Written task: Reproduce the material below line by line, beginning with its first line and ending with the line that contains "from bokeh.resources import INLINE"; leave out pictures.

***

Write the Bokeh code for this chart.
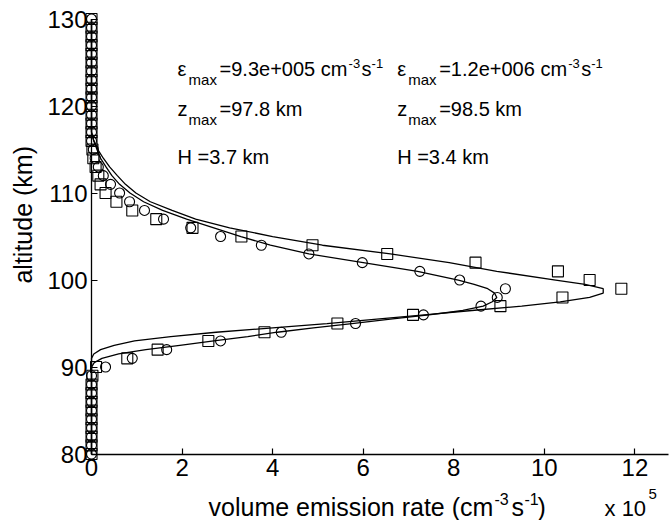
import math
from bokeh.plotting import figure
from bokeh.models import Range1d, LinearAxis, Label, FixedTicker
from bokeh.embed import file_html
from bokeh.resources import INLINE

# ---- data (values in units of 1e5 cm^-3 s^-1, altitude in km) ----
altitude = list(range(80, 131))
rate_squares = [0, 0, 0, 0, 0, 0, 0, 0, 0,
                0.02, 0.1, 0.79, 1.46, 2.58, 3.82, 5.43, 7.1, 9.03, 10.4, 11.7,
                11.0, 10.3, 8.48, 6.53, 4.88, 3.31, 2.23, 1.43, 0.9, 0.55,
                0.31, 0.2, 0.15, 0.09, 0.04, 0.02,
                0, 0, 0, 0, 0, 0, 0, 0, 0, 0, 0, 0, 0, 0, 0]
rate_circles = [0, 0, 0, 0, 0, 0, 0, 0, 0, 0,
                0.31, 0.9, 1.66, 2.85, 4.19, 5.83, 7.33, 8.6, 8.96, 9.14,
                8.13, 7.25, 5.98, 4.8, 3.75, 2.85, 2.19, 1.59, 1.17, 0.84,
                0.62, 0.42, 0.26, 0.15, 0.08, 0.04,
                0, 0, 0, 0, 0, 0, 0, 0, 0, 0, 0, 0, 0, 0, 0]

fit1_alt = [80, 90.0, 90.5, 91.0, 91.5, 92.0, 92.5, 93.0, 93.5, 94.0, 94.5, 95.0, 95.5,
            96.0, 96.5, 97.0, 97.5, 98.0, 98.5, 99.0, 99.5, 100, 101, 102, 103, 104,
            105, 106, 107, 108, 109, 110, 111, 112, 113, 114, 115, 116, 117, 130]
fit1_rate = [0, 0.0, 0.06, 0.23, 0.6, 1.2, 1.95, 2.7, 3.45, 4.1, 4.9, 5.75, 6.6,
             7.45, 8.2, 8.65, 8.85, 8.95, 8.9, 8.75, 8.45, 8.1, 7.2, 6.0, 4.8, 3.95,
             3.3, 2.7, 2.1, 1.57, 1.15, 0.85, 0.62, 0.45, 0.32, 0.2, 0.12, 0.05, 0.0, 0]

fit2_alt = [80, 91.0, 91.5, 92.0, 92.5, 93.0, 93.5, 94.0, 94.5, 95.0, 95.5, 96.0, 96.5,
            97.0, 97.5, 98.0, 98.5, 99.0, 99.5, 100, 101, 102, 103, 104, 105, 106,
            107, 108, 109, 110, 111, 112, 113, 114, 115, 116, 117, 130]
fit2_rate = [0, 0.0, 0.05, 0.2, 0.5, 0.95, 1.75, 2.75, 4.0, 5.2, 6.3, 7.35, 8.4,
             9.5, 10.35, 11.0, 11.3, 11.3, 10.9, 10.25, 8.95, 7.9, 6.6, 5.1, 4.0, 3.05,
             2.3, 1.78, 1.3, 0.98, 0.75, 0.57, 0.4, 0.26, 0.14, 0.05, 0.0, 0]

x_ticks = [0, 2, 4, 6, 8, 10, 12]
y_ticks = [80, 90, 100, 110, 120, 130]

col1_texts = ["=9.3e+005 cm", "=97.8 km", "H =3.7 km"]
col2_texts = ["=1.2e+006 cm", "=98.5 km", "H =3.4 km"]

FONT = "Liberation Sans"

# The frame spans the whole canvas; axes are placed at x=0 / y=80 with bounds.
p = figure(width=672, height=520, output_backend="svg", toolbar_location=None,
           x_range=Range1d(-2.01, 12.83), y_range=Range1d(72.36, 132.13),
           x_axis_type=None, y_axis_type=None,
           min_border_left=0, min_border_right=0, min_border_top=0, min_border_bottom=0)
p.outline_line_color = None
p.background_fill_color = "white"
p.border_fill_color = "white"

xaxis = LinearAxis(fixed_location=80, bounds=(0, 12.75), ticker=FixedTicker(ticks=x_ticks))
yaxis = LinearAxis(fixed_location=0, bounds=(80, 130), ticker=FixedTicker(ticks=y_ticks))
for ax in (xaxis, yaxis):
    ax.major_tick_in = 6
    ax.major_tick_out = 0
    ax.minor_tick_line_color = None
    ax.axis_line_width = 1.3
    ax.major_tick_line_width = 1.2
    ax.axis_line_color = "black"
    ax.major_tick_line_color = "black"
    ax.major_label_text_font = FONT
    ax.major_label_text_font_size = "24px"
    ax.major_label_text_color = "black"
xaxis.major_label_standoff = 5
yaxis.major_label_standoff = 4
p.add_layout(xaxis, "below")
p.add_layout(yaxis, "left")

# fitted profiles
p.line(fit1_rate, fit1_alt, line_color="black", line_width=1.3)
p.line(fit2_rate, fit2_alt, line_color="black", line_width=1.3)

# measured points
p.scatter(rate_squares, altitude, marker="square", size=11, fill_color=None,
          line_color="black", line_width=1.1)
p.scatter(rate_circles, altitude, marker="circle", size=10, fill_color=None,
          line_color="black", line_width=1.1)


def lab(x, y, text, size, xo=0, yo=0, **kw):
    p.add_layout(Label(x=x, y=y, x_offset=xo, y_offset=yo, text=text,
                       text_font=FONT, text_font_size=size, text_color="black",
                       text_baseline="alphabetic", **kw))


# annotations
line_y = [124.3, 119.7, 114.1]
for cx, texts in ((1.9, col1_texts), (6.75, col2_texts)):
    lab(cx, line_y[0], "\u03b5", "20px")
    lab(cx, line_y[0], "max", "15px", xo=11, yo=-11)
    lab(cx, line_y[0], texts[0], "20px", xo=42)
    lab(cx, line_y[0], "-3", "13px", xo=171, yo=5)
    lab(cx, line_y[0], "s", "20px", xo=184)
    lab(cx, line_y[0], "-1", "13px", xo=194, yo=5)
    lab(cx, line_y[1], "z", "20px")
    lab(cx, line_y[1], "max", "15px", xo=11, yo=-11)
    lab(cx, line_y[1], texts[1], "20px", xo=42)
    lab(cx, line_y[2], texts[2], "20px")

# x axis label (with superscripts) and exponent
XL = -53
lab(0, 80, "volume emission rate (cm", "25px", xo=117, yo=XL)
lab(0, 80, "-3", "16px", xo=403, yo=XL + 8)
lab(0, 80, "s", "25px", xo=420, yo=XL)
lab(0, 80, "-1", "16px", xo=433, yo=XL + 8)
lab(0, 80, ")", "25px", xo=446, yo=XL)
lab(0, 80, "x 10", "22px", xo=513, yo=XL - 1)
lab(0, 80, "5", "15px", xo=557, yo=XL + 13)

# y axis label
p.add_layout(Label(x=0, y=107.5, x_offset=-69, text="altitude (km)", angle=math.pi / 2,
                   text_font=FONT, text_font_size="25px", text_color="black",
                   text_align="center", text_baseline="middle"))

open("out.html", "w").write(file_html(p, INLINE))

***

Full output:
Write the Bokeh code for this chart.
import math
from bokeh.plotting import figure
from bokeh.models import Range1d, LinearAxis, Label, FixedTicker
from bokeh.embed import file_html
from bokeh.resources import INLINE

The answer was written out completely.